Why are lobbyists so powerful?

The conventional wisdom suggests that lobbyists are powerful because of the money they can spend on campaign contributions and advertising.  Wealthy lobbies get their legislative way by coaxing congresspeople with contributions and threatening them with the mass distribution of attack ads.  The underlying rationale is that lobbyists have power because they use their money to sway or manipulate voters.

I propose an alternative, complementary thesis.  In addition to the promise/threat of influencing voters,  lobbyists use their resources to acquire and disseminate knowledge amongst elites.  In particular, I suggest that effective lobbyists deploy their resources to do (at least) the following:

1. Deeply research the potential impacts of policy to construct maximally plausible and persuasive arguments for policies that favor the interests of their clients

2.Embed themselves in networks of conversation that contain sources of knowledge that policy makers, including but not limited to elected officials, trust.

3. Coordinate a strategic dissemination of these arguments, including the rapid, iterative researching of contingent arguments in the face of challenge.

In other words, lobbyists are successful because their money gives them knowledge making power. That is, they have the power to form the beliefs of policy makers.  Equipped with such knowledge making power, they may not even need to coax or threaten elected officials in regard to their specific elections.  In fact, the contributions and advertising strategy is a rather low efficiency use of their resources.  It tends to be expensive and to work only on an issue by issue basis.  Lobbyists would much prefer for things not to get to that stage.  If everyone in Congress believes that, say, cutting taxes stimulates the economy, no expensive ads need to be run or relationships threatened.  The “right” policy will just follow as a matter of course.

From the point of view of the lobbyist, these two strategies are complementary.  But from the point of view of the counter-lobbyist, a champion for the common good rather than the special interest, the implications are distinct and in many cases opposite.

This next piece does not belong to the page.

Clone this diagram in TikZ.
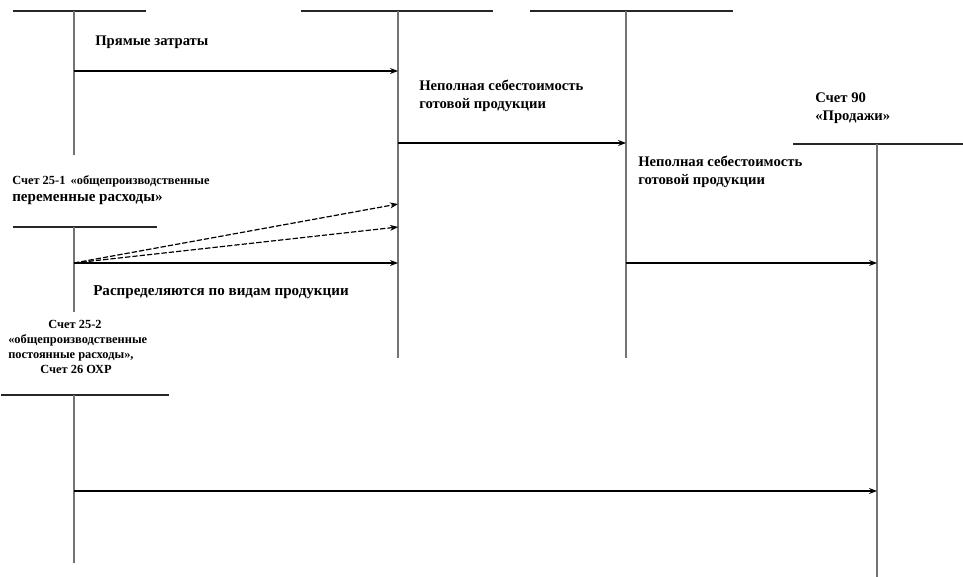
\documentclass[tikz,border=0pt]{standalone}
\usepackage{fontspec}
\setmainfont{Liberation Serif}
\usetikzlibrary{arrows.meta}
\begin{document}
\begin{tikzpicture}[x=0.75pt,y=-0.75pt,
  tline/.style={black!85,line width=1.3pt},
  vline/.style={black!55,line width=0.8pt},
  flow/.style={black,line width=0.9pt,-{Stealth[length=6pt,width=4.5pt]}},
  dflow/.style={flow,dash pattern=on 4pt off 1.5pt},
  lbl/.style={anchor=base west,inner sep=0pt,align=left,font=\bfseries\fontsize{11}{13.5}\selectfont},
  big/.style={lbl,font=\bfseries\fontsize{11.3}{14}\selectfont},
  small/.style={lbl,font=\bfseries\fontsize{9.3}{11}\selectfont},
  ]
\useasboundingbox (0,0) rectangle (963,577);
% T-accounts
\draw[tline] (13,11) -- (146,11);
\draw[vline] (74,11) coordinate (a1t) -- (74,155) coordinate (a1b);
\draw[tline] (301,11) -- (493,11);
\draw[vline] (398,11) coordinate (a2t) -- (398,358) coordinate (a2b);
\draw[tline] (530,11) -- (733,11);
\draw[vline] (626,11) coordinate (a3t) -- (626,358) coordinate (a3b);
\draw[tline] (793,144) -- (963,144);
\draw[vline] (877,144) coordinate (a4t) -- (877,577) coordinate (a4b);
\draw[tline] (13,227) -- (157,227);
\draw[vline] (74,227) coordinate (a5t) -- (74,312) coordinate (a5b);
\draw[tline] (1,395) -- (169,395);
\draw[vline] (74,395) coordinate (a6t) -- (74,563) coordinate (a6b);
% connector end points
\coordinate (p1s) at (74,71);   \coordinate (p1e) at (398,71);
\coordinate (p2s) at (398,143); \coordinate (p2e) at (626,143);
\coordinate (p3s) at (74,263);
\coordinate (p3a) at (398,204); \coordinate (p3b) at (398,227); \coordinate (p3c) at (398,263);
\coordinate (p4s) at (626,263); \coordinate (p4e) at (877,263);
\coordinate (p5s) at (74,491);  \coordinate (p5e) at (877,491);
\draw[flow] (p1s) -- (p1e);
\draw[flow] (p2s) -- (p2e);
\draw[dflow] (p3s) -- (p3a);
\draw[dflow] (p3s) -- (p3b);
\draw[flow] (p3s) -- (p3c);
\draw[flow] (p4s) -- (p4e);
\draw[flow] (p5s) -- (p5e);
% labels (base anchor = baseline of the last line)
\node[lbl] (t1) at (95,46) {Прямые затраты};
\node[lbl] (t2) at (419,109) {Неполная себестоимость\\готовой продукции};
\node[lbl] (t3) at (815,121) {Счет 90\\«Продажи»};
\node[lbl] (t4) at (638,185) {Неполная себестоимость\\готовой продукции};
\node[small] (t5) at (12,185) {Счет 25-1 \,«общепроизводственные};
\node[big] (t6) at (12,202) {переменные расходы»};
\node[big] (t7) at (93,296) {Распределяются по видам продукции};
\node[small,anchor=base] (t8) at (75,328) {Счет 25-2};
\node[small] (t9) at (8,343) {«общепроизводственные};
\node[small] (t10) at (8,358) {постоянные расходы»,};
\node[small,anchor=base] (t11) at (76,373) {Счет 26 ОХР};
\end{tikzpicture}
\end{document}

The best way to fight the coaxing and threatening strategy is to counter-coax and counter-threaten — to raise just as much money and spend it in opposition to the lobbyists threats and ads etc.  But if the knowledge strategy is in operation, this counter-strategy will be quite wasteful.  Ordinary people are unlikely to be able to match corporate lobbyists for wealth.  More importantly, this counter-strategy spends the money in the lowest yield manner — issue-by-issue.

If the knowledge strategy is in operation, the best counter-strategy is to develop an alternative knowledge strategy.  Of course,  those in support of the common good are unlikely to have achieve the organizational focus necessary to target inside access to a particular network of policy makers.  But this is not the only tactic by which the knowledge strategy can be executed.  The knowledge strategy can also be executed by promoting a rigorous, well supported, and consistent ideology that has broad scope of application.  Working within such an ideology, the natural conclusions drawn by individuals will be the desired conclusions.  The greater the rigor and consistency, the greater the likelihood that the conclusions promote the intended goals.  The greater the support, the more likely they are to adopt the ideology.  The greater its scope, the greater number of policies for which it can do this work — the greater its yield.

If this analysis is correct, it suggests that progressives ought to be spending more money on research and less money on campaign contributions.